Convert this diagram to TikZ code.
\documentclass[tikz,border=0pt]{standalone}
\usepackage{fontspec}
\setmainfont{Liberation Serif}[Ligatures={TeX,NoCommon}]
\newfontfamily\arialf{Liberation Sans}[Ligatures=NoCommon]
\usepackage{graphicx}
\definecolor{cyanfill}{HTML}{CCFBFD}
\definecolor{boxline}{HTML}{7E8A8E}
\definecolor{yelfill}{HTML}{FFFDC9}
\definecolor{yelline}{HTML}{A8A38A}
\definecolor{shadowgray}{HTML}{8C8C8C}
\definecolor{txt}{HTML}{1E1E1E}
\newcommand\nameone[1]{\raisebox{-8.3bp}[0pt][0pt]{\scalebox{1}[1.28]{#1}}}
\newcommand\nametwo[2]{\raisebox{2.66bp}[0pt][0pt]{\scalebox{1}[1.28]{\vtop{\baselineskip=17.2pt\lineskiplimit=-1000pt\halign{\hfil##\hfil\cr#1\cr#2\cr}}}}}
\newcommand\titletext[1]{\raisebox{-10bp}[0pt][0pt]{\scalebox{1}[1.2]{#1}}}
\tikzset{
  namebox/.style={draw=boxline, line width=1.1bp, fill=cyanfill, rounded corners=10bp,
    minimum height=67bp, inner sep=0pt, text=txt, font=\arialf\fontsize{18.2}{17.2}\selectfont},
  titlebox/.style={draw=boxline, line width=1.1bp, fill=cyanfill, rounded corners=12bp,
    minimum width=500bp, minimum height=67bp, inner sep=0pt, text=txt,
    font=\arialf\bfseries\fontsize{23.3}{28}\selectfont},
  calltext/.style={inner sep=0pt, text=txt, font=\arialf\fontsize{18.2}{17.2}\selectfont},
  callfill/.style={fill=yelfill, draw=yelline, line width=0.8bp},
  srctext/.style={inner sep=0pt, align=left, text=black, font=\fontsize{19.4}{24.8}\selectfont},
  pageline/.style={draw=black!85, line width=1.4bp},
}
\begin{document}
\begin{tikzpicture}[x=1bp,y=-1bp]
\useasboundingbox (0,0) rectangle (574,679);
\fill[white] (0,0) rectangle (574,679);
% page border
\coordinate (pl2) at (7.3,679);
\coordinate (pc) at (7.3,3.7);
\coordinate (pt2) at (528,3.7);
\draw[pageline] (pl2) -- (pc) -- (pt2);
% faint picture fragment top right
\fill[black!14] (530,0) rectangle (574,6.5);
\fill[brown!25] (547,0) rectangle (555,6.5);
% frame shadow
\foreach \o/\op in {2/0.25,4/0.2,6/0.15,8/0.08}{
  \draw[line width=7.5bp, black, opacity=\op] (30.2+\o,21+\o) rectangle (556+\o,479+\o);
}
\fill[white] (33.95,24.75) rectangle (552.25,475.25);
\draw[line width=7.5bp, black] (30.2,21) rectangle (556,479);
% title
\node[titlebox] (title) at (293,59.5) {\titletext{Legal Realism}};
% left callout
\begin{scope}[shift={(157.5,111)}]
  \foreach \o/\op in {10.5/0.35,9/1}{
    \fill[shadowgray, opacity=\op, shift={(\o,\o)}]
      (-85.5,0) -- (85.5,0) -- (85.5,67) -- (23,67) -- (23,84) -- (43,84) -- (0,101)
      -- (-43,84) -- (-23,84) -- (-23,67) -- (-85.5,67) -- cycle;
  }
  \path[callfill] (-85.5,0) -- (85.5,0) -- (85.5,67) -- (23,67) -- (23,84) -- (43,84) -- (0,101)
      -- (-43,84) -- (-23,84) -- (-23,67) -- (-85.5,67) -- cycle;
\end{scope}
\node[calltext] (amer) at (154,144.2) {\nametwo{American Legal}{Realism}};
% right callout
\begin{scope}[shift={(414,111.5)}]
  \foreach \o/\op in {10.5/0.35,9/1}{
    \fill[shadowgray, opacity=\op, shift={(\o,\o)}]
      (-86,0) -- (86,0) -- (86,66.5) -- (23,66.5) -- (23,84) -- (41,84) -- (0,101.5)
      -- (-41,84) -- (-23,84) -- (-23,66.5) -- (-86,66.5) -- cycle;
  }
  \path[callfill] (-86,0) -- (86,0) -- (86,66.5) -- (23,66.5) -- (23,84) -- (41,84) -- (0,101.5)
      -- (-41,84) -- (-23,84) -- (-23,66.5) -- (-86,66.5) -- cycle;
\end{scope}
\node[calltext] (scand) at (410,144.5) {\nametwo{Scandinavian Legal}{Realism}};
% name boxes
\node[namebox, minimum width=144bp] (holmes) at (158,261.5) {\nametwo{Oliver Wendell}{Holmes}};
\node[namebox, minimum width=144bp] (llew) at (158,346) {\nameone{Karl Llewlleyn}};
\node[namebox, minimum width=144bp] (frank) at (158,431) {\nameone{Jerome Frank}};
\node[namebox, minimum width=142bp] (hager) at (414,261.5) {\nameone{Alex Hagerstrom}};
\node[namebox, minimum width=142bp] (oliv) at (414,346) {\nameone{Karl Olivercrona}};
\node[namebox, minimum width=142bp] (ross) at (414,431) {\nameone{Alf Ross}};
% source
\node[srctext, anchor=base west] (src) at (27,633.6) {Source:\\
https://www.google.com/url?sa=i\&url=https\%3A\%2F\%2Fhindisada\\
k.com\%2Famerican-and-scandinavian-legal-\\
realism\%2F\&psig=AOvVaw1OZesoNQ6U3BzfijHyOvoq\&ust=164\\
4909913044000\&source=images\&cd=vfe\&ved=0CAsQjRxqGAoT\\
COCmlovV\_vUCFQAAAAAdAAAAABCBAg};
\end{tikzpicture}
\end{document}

────────

• [Prompt] Copy the material above verbatim.

• [Response to the task]
Convert this diagram to TikZ code.
\documentclass[tikz,border=0pt]{standalone}
\usepackage{fontspec}
\setmainfont{Liberation Serif}[Ligatures={TeX,NoCommon}]
\newfontfamily\arialf{Liberation Sans}[Ligatures=NoCommon]
\usepackage{graphicx}
\definecolor{cyanfill}{HTML}{CCFBFD}
\definecolor{boxline}{HTML}{7E8A8E}
\definecolor{yelfill}{HTML}{FFFDC9}
\definecolor{yelline}{HTML}{A8A38A}
\definecolor{shadowgray}{HTML}{8C8C8C}
\definecolor{txt}{HTML}{1E1E1E}
\newcommand\nameone[1]{\raisebox{-8.3bp}[0pt][0pt]{\scalebox{1}[1.28]{#1}}}
\newcommand\nametwo[2]{\raisebox{2.66bp}[0pt][0pt]{\scalebox{1}[1.28]{\vtop{\baselineskip=17.2pt\lineskiplimit=-1000pt\halign{\hfil##\hfil\cr#1\cr#2\cr}}}}}
\newcommand\titletext[1]{\raisebox{-10bp}[0pt][0pt]{\scalebox{1}[1.2]{#1}}}
\tikzset{
  namebox/.style={draw=boxline, line width=1.1bp, fill=cyanfill, rounded corners=10bp,
    minimum height=67bp, inner sep=0pt, text=txt, font=\arialf\fontsize{18.2}{17.2}\selectfont},
  titlebox/.style={draw=boxline, line width=1.1bp, fill=cyanfill, rounded corners=12bp,
    minimum width=500bp, minimum height=67bp, inner sep=0pt, text=txt,
    font=\arialf\bfseries\fontsize{23.3}{28}\selectfont},
  calltext/.style={inner sep=0pt, text=txt, font=\arialf\fontsize{18.2}{17.2}\selectfont},
  callfill/.style={fill=yelfill, draw=yelline, line width=0.8bp},
  srctext/.style={inner sep=0pt, align=left, text=black, font=\fontsize{19.4}{24.8}\selectfont},
  pageline/.style={draw=black!85, line width=1.4bp},
}
\begin{document}
\begin{tikzpicture}[x=1bp,y=-1bp]
\useasboundingbox (0,0) rectangle (574,679);
\fill[white] (0,0) rectangle (574,679);
% page border
\coordinate (pl2) at (7.3,679);
\coordinate (pc) at (7.3,3.7);
\coordinate (pt2) at (528,3.7);
\draw[pageline] (pl2) -- (pc) -- (pt2);
% faint picture fragment top right
\fill[black!14] (530,0) rectangle (574,6.5);
\fill[brown!25] (547,0) rectangle (555,6.5);
% frame shadow
\foreach \o/\op in {2/0.25,4/0.2,6/0.15,8/0.08}{
  \draw[line width=7.5bp, black, opacity=\op] (30.2+\o,21+\o) rectangle (556+\o,479+\o);
}
\fill[white] (33.95,24.75) rectangle (552.25,475.25);
\draw[line width=7.5bp, black] (30.2,21) rectangle (556,479);
% title
\node[titlebox] (title) at (293,59.5) {\titletext{Legal Realism}};
% left callout
\begin{scope}[shift={(157.5,111)}]
  \foreach \o/\op in {10.5/0.35,9/1}{
    \fill[shadowgray, opacity=\op, shift={(\o,\o)}]
      (-85.5,0) -- (85.5,0) -- (85.5,67) -- (23,67) -- (23,84) -- (43,84) -- (0,101)
      -- (-43,84) -- (-23,84) -- (-23,67) -- (-85.5,67) -- cycle;
  }
  \path[callfill] (-85.5,0) -- (85.5,0) -- (85.5,67) -- (23,67) -- (23,84) -- (43,84) -- (0,101)
      -- (-43,84) -- (-23,84) -- (-23,67) -- (-85.5,67) -- cycle;
\end{scope}
\node[calltext] (amer) at (154,144.2) {\nametwo{American Legal}{Realism}};
% right callout
\begin{scope}[shift={(414,111.5)}]
  \foreach \o/\op in {10.5/0.35,9/1}{
    \fill[shadowgray, opacity=\op, shift={(\o,\o)}]
      (-86,0) -- (86,0) -- (86,66.5) -- (23,66.5) -- (23,84) -- (41,84) -- (0,101.5)
      -- (-41,84) -- (-23,84) -- (-23,66.5) -- (-86,66.5) -- cycle;
  }
  \path[callfill] (-86,0) -- (86,0) -- (86,66.5) -- (23,66.5) -- (23,84) -- (41,84) -- (0,101.5)
      -- (-41,84) -- (-23,84) -- (-23,66.5) -- (-86,66.5) -- cycle;
\end{scope}
\node[calltext] (scand) at (410,144.5) {\nametwo{Scandinavian Legal}{Realism}};
% name boxes
\node[namebox, minimum width=144bp] (holmes) at (158,261.5) {\nametwo{Oliver Wendell}{Holmes}};
\node[namebox, minimum width=144bp] (llew) at (158,346) {\nameone{Karl Llewlleyn}};
\node[namebox, minimum width=144bp] (frank) at (158,431) {\nameone{Jerome Frank}};
\node[namebox, minimum width=142bp] (hager) at (414,261.5) {\nameone{Alex Hagerstrom}};
\node[namebox, minimum width=142bp] (oliv) at (414,346) {\nameone{Karl Olivercrona}};
\node[namebox, minimum width=142bp] (ross) at (414,431) {\nameone{Alf Ross}};
% source
\node[srctext, anchor=base west] (src) at (27,633.6) {Source:\\
https://www.google.com/url?sa=i\&url=https\%3A\%2F\%2Fhindisada\\
k.com\%2Famerican-and-scandinavian-legal-\\
realism\%2F\&psig=AOvVaw1OZesoNQ6U3BzfijHyOvoq\&ust=164\\
4909913044000\&source=images\&cd=vfe\&ved=0CAsQjRxqGAoT\\
COCmlovV\_vUCFQAAAAAdAAAAABCBAg};
\end{tikzpicture}
\end{document}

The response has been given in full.